Cabin crew announcements appear at the top of the display and inform passengers of events such as flight schedule and meal delivery. The cabin crew can update all flight events – such as the flight schedule and the food menu – in real time.
Delta Airlines creates ‘glass bottom’ iPad app for its planes so passengers can look at view
Delta airlines introduced an iPad app, which lets aeroplane passengers admire the view, keep up to speed with their flight’s progress and find out what is going on 30,000ft below.
The ‘glass bottom jet’ feature is accessed through in-flight Wi-Fi from 10,000 ft and allows passengers to track their flight by watching a computerised image of the plane on their handheld device.
Image Source: Dailymail.co.uk
The modern-day travellers expect airline experiences which are inline and at par with other industries, as innovative products and services in one industry raise the bar for all industries. To cater to these travellers airlines and airports must consistently work towards designing customer experiences from a holistic perspective, integrating both online and offline channels.

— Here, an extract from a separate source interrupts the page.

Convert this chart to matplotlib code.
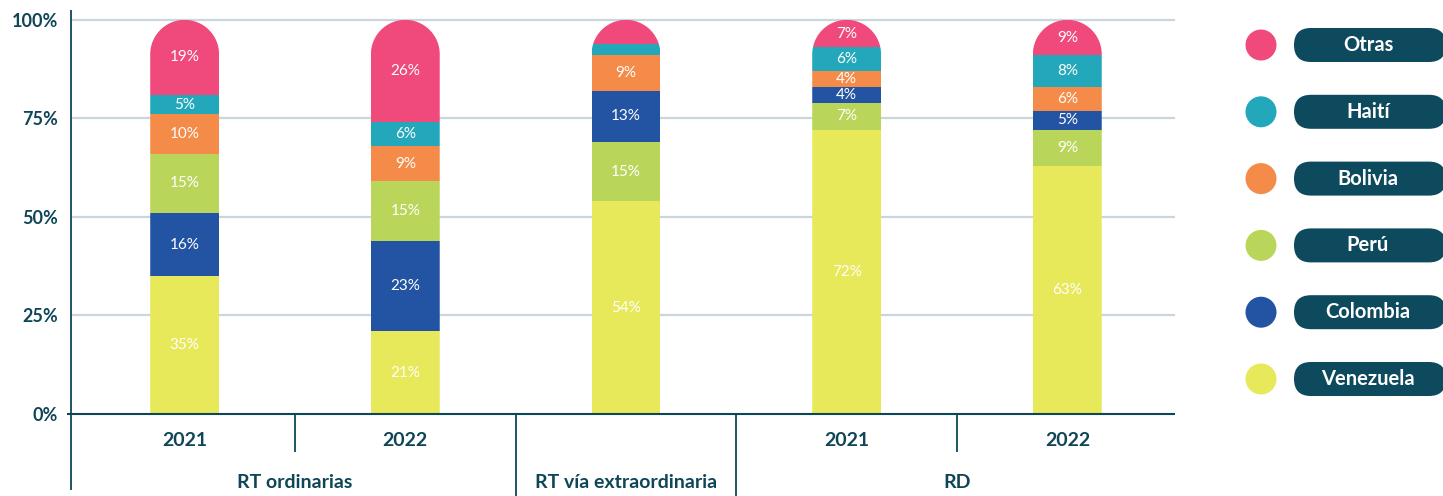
import matplotlib
matplotlib.use('Agg')
import matplotlib.pyplot as plt
import numpy as np
from matplotlib.path import Path
from matplotlib.patches import PathPatch, FancyBboxPatch, Circle

plt.rcParams['font.family'] = ['Lato', 'DejaVu Sans']

# ---------------- data ----------------
bar_years = ['2021', '2022', '', '2021', '2022']
groups = ['RT ordinarias', 'RT vía extraordinaria', 'RD']
group_bars = [[0, 1], [2], [3, 4]]

series = ['Venezuela', 'Colombia', 'Perú', 'Bolivia', 'Haití', 'Otras']
venezuela = [35, 21, 54, 72, 63]
colombia = [16, 23, 13, 4, 5]
peru = [15, 15, 15, 7, 9]
bolivia = [10, 9, 9, 4, 6]
haiti = [5, 6, 3, 6, 8]
otras = [19, 26, 6, 7, 9]
values = {'Venezuela': venezuela, 'Colombia': colombia, 'Perú': peru,
          'Bolivia': bolivia, 'Haití': haiti, 'Otras': otras}

order_a = ['Venezuela', 'Colombia', 'Perú', 'Bolivia', 'Haití', 'Otras']
order_b = ['Venezuela', 'Perú', 'Colombia', 'Bolivia', 'Haití', 'Otras']
stack_orders = [order_a, order_a, order_b, order_b, order_b]
unlabeled = {(2, 'Haití'), (2, 'Otras')}

legend_order = ['Otras', 'Haití', 'Bolivia', 'Perú', 'Colombia', 'Venezuela']
yticks = [0, 25, 50, 75, 100]
ytick_labels = ['0%', '25%', '50%', '75%', '100%']

# ---------------- style ----------------
colors = {'Otras': '#EF4A7B', 'Haití': '#23A7BA', 'Bolivia': '#F48B49',
          'Perú': '#BAD65A', 'Colombia': '#2353A3', 'Venezuela': '#E7E85A'}
dark = '#0E4658'
box_col = '#0D4A5D'
grid_col = '#C9D6DC'

W, H = 1443, 496
fig = plt.figure(figsize=(W / 100, H / 100), dpi=100)
ax = fig.add_axes([71 / W, 82 / H, 1104 / W, 404 / H])
ax.set_xlim(-0.515, 4.488)
ax.set_ylim(0, 102.5)
for sp in ax.spines.values():
    sp.set_visible(False)

ax.set_yticks(yticks)
ax.set_yticklabels(ytick_labels)
ax.tick_params(axis='y', length=0, pad=9.5, labelsize=13, labelcolor=dark)
for lbl in ax.get_yticklabels():
    lbl.set_fontweight('bold')
ax.set_xticks([])
ax.set_axisbelow(True)
for t in yticks[1:]:
    ax.axhline(t, color=grid_col, lw=1.6, zorder=0)

bar_w = 0.312
x = np.arange(len(bar_years))

# pixel scale to make circular caps
p0 = ax.transData.transform((0, 0))
p1 = ax.transData.transform((1, 1))
sx, sy = p1[0] - p0[0], p1[1] - p0[1]

for i in x:
    order = stack_orders[i]
    total = sum(values[s][i] for s in order)
    rx = bar_w / 2
    ry = rx * sx / sy
    th = np.linspace(np.pi, 0, 80)
    verts = [(i - rx, -1), (i - rx, total - ry)]
    verts += [(i + rx * np.cos(t), total - ry + ry * np.sin(t)) for t in th]
    verts += [(i + rx, -1), (i - rx, -1)]
    codes = [Path.MOVETO] + [Path.LINETO] * (len(verts) - 2) + [Path.CLOSEPOLY]
    clip = PathPatch(Path(verts, codes), transform=ax.transData, facecolor='none', edgecolor='none')
    bottom = 0
    for s in order:
        v = values[s][i]
        rects = ax.bar(i, v, bar_w, bottom=bottom, color=colors[s], linewidth=0, zorder=2)
        for r in rects:
            r.set_clip_path(clip)
        if (i, s) not in unlabeled:
            ax.text(i, bottom + v / 2, f'{v}%', ha='center', va='center',
                    color='white', fontsize=11, zorder=3)
        bottom += v

# axis lines
ax.plot([-4 / 1104, 1], [0, 0], transform=ax.get_yaxis_transform(), color=dark,
        lw=1.5, clip_on=False, zorder=4, solid_capstyle='butt')
ax.plot([0, 0], [-76 / 404, 1], transform=ax.transAxes, color=dark, lw=1.3,
        clip_on=False, zorder=4, solid_capstyle='butt')
xa = ax.get_xaxis_transform()
# separators
group_of = {b: g for g, bars in enumerate(group_bars) for b in bars}
for i in range(len(bar_years) - 1):
    same = group_of[i] == group_of[i + 1]
    ybot = -38 / 404 if same else -82 / 404
    ax.plot([i + 0.5, i + 0.5], [0, ybot], transform=xa, color=dark, lw=1.3,
            clip_on=False, solid_capstyle='butt')

for i, yr in enumerate(bar_years):
    if yr:
        ax.text(i, -27 / 404, yr, transform=xa, ha='center', va='center',
                fontsize=14, fontweight='bold', color=dark)
for g, bars in zip(groups, group_bars):
    ax.text(np.mean(bars), -69 / 404, g, transform=xa, ha='center', va='center',
            fontsize=14, fontweight='bold', color=dark)

# legend
lax = fig.add_axes([0, 0, 1, 1])
lax.set_xlim(0, W)
lax.set_ylim(H, 0)
lax.axis('off')
for k, s in enumerate(legend_order):
    yc = 45 + k * 66.8
    lax.add_patch(Circle((1261, yc), 15.5, color=colors[s], lw=0))
    lax.add_patch(FancyBboxPatch((1294, yc - 17), 152, 34,
                                 boxstyle='round,pad=0,rounding_size=17',
                                 facecolor=box_col, edgecolor='none'))
    lax.text(1368, yc, s, ha='center', va='center', color='white',
             fontsize=14.5, fontweight='bold')

fig.savefig('out.png', dpi=100)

Today’s digitally-savvy customers expect personalised, on-time solutions which solve real-life problems for them. Simply adding digital assets is not the solution, the new-age flyer expects a seamless and delightful experience. As airlines consistently work towards building on-demand, real-time and end-to-end solutions for customers, we can expect that the future of airline travel is going to be a lot more exciting for flyers and profitable for the airlines.